O espírito do Vaticano II, com a sua confiança otimista nos valores do mundo contemporâneo, que, “na medida em que procedem do gênero humano, que é dom de Deus, são muito bons(2)”, e a sua lógica de liberdade religiosa que leva a uma tímida afirmação pública da fé católica, teve um efeito imprevisto, que Josef Ratzinger, então Arcebispo de Munique, relata:
Recentemente, recebi dois bispos sul-americanos com quem conversei sobre projetos sociais, bem como experiências e esforços pastorais. Eles me contaram sobre a intensa publicidade com que uma centena de denominações cristãs que se dizem reformadas invadiram o tradicional catolicismo do país e transformaram a face religiosa do país. Eles se referiram a um resultado estranho que consideraram sintomático e que os obrigou a um exame de consciência sobre o curso da Igreja Católica sul-americana desde o fim do Concílio. Eles contaram que emissários de alguns vilarejos foram até o bispo católico e anunciaram que agora haviam se juntado a uma comunidade evangélica. Eles aproveitaram a oportunidade para agradecer ao bispo por todo o trabalho social que ele havia feito por eles ao longo dos anos, o que eles realmente apreciavam. “Mas também precisávamos de uma religião”, disseram, ‘e é por isso que nos tornamos protestantes’. “Durante tais encontros, meus dois anfitriões disseram que haviam se conscientizado novamente da profunda religiosidade que habita os índios e os habitantes de seu país, e que a haviam negligenciado um pouco, pensando que era necessário primeiro desenvolver e só depois evangelizar.
Joseph Ratzinger, Theologische Prinzipienlehre, Wewel Verlag, 1982, p.139. Tradução francesa: Les principes de la théologie catholique, Téqui, 2005.

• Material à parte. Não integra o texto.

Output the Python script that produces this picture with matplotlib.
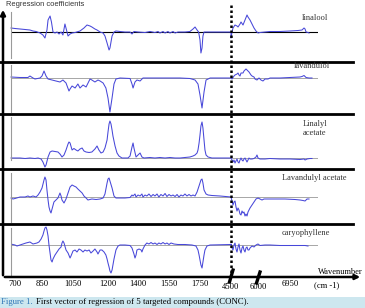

A mídia está repleta de comentários sobre as informações disponíveis sobre o novo papa, encobrindo suas tendências e atribuindo grande importância a temas como paz mundial, problemas sociais, ecologia, liberdade de expressão, relações com outras religiões, mas também com os cristãos não-católicos, etc.
No Iota Unum(3), Romano Amerio denunciou o erro do “cristianismo secundário”, que consiste em julgar a religião por seus efeitos secundários. Sua caricatura é a declaração de um controverso pastor protestante, Martin Niemoller:
O cristianismo não é uma religião de fato. É uma mensagem que vem de Deus e que devemos transmitir à humanidade para que se tornem homens. Isso não tem nada a ver com religião. Existem religiões muito mais ricas do que a chamada religião do Novo Testamento.
Tem-se a impressão de que as lições desse erro ainda não foram aprendidas. A necessidade urgente na Igreja é precisamente restaurar o espírito da religião, ou seja, do culto divino, começando com a pregação completa e precisa da fé, a exortação à vida interior, a dignidade da liturgia e, para esse fim, o treinamento dos sacerdotes. O restante será dado em acréscimo. “Se eu, pois, sou vosso pai, onde está a honra que me é devida(4)?”
Nossas orações acompanham o novo Papa para realizar esta obra.
Pe. Nicolas Cadiet, FSSPX
Notas
(1) Marcos 16, 16
(2) Constituição Gaudium et spes, n°11 §2.